PJ@Prithvir12
Prediction Markets need Modern Portfolio Theory (MPT)
TLDR:
- Modern portfolio theory showed investors how to balance assets by correlation, not just returns.
- Prediction markets don't yet have that toolkit.
- Event parlays, correlation matrices, and portfolio-level hedging could change that.
1. Covariance Killed Stock Picking
Before the 1950s, investing was mostly stock-picking.
Traders focused on individual names, chasing absolute returns.
Then Harry Markowitz introduced Modern Portfolio Theory (MPT).
His key insight: what matters is not just return, but how assets move together.
- Mixing low or negatively correlated assets reduced volatility without cutting returns
- This gave rise to the efficient frontier: the maximum return for a given level of risk
The impact was massive:
- Asset allocation
- Risk management
- Entire industries like mutual funds, ETFs, and risk-parity
Finance evolved from stock-picking to true portfolio construction.
2. Independence Is a Mirage
Prediction markets today resemble finance before MPT. Each contract is priced and traded in isolation:
(1) Will Candidate X win?
(2) Will inflation exceed 3 percent?
(3) Will Bitcoin trade above $100k?
A trader might hold many contracts, but there is no structured way to manage a portfolio of beliefs. The following position are tightly linked, yet markets treat them as separate risks.
- Trump wins presidency
- Republicans win Senate
The same is true in macro. These markets are correlated, but traders lack tools to size or hedge across them.
- Fed cuts by September
- Unemployment above 5 percent
The result is stacked exposures, shallow liquidity, and ad hoc hedging.
3. Toward Event-Level Hedging
Prediction markets could borrow directly from MPT:
(1) Parlay Engines: Traders combine events into a single position (“Republicans win Senate and Trump wins presidency”), unlocking multi-leg exposure similar to sports betting but with institutional liquidity.
(2) Correlation Matrices: Platforms publish co-movement data for events such as state races versus presidential outcomes or inflation versus rate cuts, giving traders visibility into overlapping risks.
(3) Portfolio Dashboards: Instead of seeing isolated bets, traders view exposures on a “belief frontier,” plotting expected return against variance and enabling systematic rebalancing.
(4) Synthetic Hedges: Market makers create structured products such as going long a basket of state elections while shorting the national outcome, similar to long-short sector plays in equities.
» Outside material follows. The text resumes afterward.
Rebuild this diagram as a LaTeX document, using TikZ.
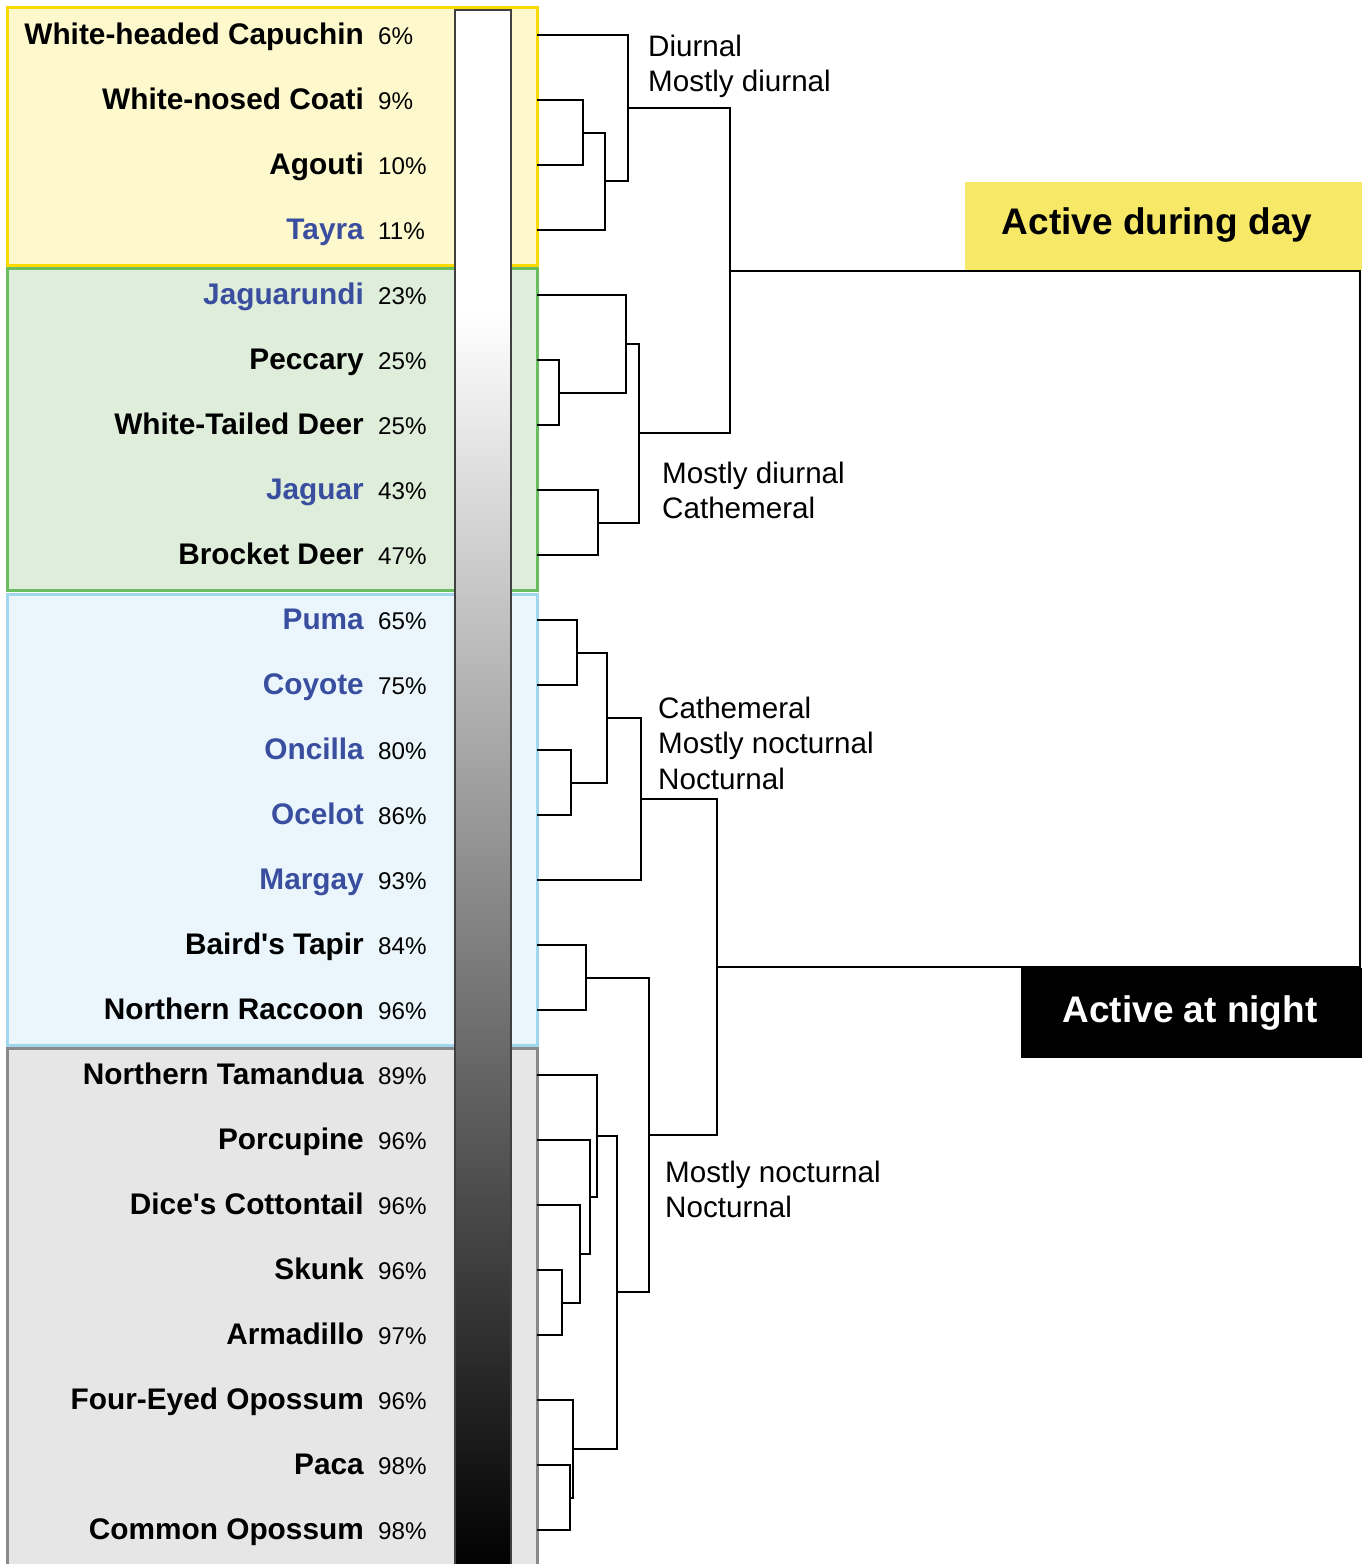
\documentclass[tikz,border=0pt]{standalone}
\usepackage{fontspec}
\setmainfont{Liberation Sans}
\definecolor{nameblue}{RGB}{58,78,160}
\definecolor{yelB}{RGB}{250,218,0}
\definecolor{yelF}{RGB}{253,249,205}
\definecolor{grnB}{RGB}{106,190,96}
\definecolor{grnF}{RGB}{223,237,219}
\definecolor{bluB}{RGB}{160,214,238}
\definecolor{bluF}{RGB}{234,246,252}
\definecolor{gryB}{RGB}{138,138,138}
\definecolor{gryF}{RGB}{230,230,230}
\definecolor{dayF}{RGB}{247,233,103}
\begin{document}
\begin{tikzpicture}[x=1pt,y=-1pt,
  spname/.style={anchor=base east,inner sep=0pt,font=\fontsize{29.8}{36}\selectfont\bfseries},
  pct/.style={anchor=base west,inner sep=0pt,font=\fontsize{24.2}{29}\selectfont},
  lbl/.style={anchor=base west,inner sep=0pt,font=\fontsize{29.6}{36}\selectfont},
  grp/.style={line width=3pt},
  branch/.style={line width=2pt,line cap=rect},
  big/.style={anchor=base,inner sep=0pt,font=\fontsize{37}{44}\selectfont\bfseries}]
\useasboundingbox (0,0) rectangle (1369,1564);
\fill[white] (0,0) rectangle (1369,1564);
% group boxes
\draw[grp,draw=yelB,fill=yelF] (7,7) rectangle (537,265);
\draw[grp,draw=grnB,fill=grnF] (7,268) rectangle (537,590);
\draw[grp,draw=bluB,fill=bluF] (7,594) rectangle (537,1045);
\draw[grp,draw=gryB,fill=gryF] (7,1048) rectangle (537,1590);
% gradient bar
\fill[white] (455,10) rectangle (511,311);
\shade[top color=white,bottom color=black] (455,310) rectangle (511,1570);
\draw[line width=1.5pt,draw=black!75] (455,10) rectangle (511,1580);
% species
\foreach \i/\n/\p/\c in {
 1/White-headed Capuchin/6/black,
 2/White-nosed Coati/9/black,
 3/Agouti/10/black,
 4/Tayra/11/nameblue,
 5/Jaguarundi/23/nameblue,
 6/Peccary/25/black,
 7/White-Tailed Deer/25/black,
 8/Jaguar/43/nameblue,
 9/Brocket Deer/47/black,
 10/Puma/65/nameblue,
 11/Coyote/75/nameblue,
 12/Oncilla/80/nameblue,
 13/Ocelot/86/nameblue,
 14/Margay/93/nameblue,
 15/Baird\textquotesingle s Tapir/84/black,
 16/Northern Raccoon/96/black,
 17/Northern Tamandua/89/black,
 18/Porcupine/96/black,
 19/Dice\textquotesingle s Cottontail/96/black,
 20/Skunk/96/black,
 21/Armadillo/97/black,
 22/Four-Eyed Opossum/96/black,
 23/Paca/98/black,
 24/Common Opossum/98/black}{
  \pgfmathsetmacro\yy{35+65*(\i-1)}
  \node[spname,text=\c] (sp\i) at (364,\yy+9) {\n};
  \node[pct] (pc\i) at (378,\yy+9) {\p\%};
  \coordinate (L\i) at (538,\yy);
}
% internal nodes
\coordinate (a1) at (583,132.5);
\coordinate (a2) at (605,181.25);
\coordinate (a3) at (628,108.1);
\coordinate (b1) at (559,392.5);
\coordinate (b2) at (626,343.75);
\coordinate (b3) at (598,522.5);
\coordinate (b4) at (639,433.1);
\coordinate (ab) at (730,270.6);
\coordinate (c1) at (577,652.5);
\coordinate (c2) at (571,782.5);
\coordinate (c3) at (607,717.5);
\coordinate (c4) at (641,798.75);
\coordinate (c5) at (586,977.5);
\coordinate (d1) at (562,1302.5);
\coordinate (d2) at (580,1253.75);
\coordinate (d3) at (590,1196.9);
\coordinate (d4) at (597,1135.9);
\coordinate (d5) at (570,1497.5);
\coordinate (d6) at (573,1448.75);
\coordinate (d7) at (617,1292.3);
\coordinate (cd1) at (649,1134.9);
\coordinate (cd) at (717,966.8);
\coordinate (root) at (1360,618.7);
% labels boxes
\fill[dayF] (965,182) rectangle (1362,270);
\node[big] (day) at (1157,234) {Active during day};
\fill[black] (1021,968) rectangle (1362,1058);
\node[big,text=white] (night) at (1190,1022) {Active at night};
% branches
\draw[branch] (L2) -| (a1) (L3) -| (a1);
\draw[branch] (a1) -| (a2) (L4) -| (a2);
\draw[branch] (L1) -| (a3) (a2) -| (a3);
\draw[branch] (L6) -| (b1) (L7) -| (b1);
\draw[branch] (L5) -| (b2) (b1) -| (b2);
\draw[branch] (L8) -| (b3) (L9) -| (b3);
\draw[branch] (b2) -| (b4) (b3) -| (b4);
\draw[branch] (a3) -| (ab) (b4) -| (ab);
\draw[branch] (L10) -| (c1) (L11) -| (c1);
\draw[branch] (L12) -| (c2) (L13) -| (c2);
\draw[branch] (c1) -| (c3) (c2) -| (c3);
\draw[branch] (c3) -| (c4) (L14) -| (c4);
\draw[branch] (L15) -| (c5) (L16) -| (c5);
\draw[branch] (L20) -| (d1) (L21) -| (d1);
\draw[branch] (L19) -| (d2) (d1) -| (d2);
\draw[branch] (L18) -| (d3) (d2) -| (d3);
\draw[branch] (L17) -| (d4) (d3) -| (d4);
\draw[branch] (L23) -| (d5) (L24) -| (d5);
\draw[branch] (L22) -| (d6) (d5) -| (d6);
\draw[branch] (d4) -| (d7) (d6) -| (d7);
\draw[branch] (c5) -| (cd1) (d7) -| (cd1);
\draw[branch] (c4) -| (cd) (cd1) -| (cd);
\draw[branch] (ab) -| (root) (cd) -| (root);
% cluster labels
\node[lbl] (t1a) at (648,56) {Diurnal};
\node[lbl] (t1b) at (648,91) {Mostly diurnal};
\node[lbl] (t2a) at (662,483) {Mostly diurnal};
\node[lbl] (t2b) at (662,518) {Cathemeral};
\node[lbl] (t3a) at (658,718) {Cathemeral};
\node[lbl] (t3b) at (658,753) {Mostly nocturnal};
\node[lbl] (t3c) at (658,789) {Nocturnal};
\node[lbl] (t4a) at (665,1182) {Mostly nocturnal};
\node[lbl] (t4b) at (665,1217) {Nocturnal};
\end{tikzpicture}
\end{document}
These tools would let traders manage prediction exposures the same way investors manage equities or bonds: not as one-offs, but as a portfolio.
4. Why It Matters
Without correlation hedging, prediction trading remains shallow and retail-focused. With it:
> Liquidity improves because market makers can offset correlated exposures instead of pulling out.
> Institutional capital enters because hedge funds think in terms of risk buckets and cross-hedges, not isolated punts.
> Innovation multiplies through volatility spreads on probabilities, ETFs of events, and conditional baskets.
5. The Markowitz Engine, Please
Who will build the first portfolio engine for event risk?
The platform that turns raw event contracts into correlated portfolios will do for prediction markets what Markowitz did for investing.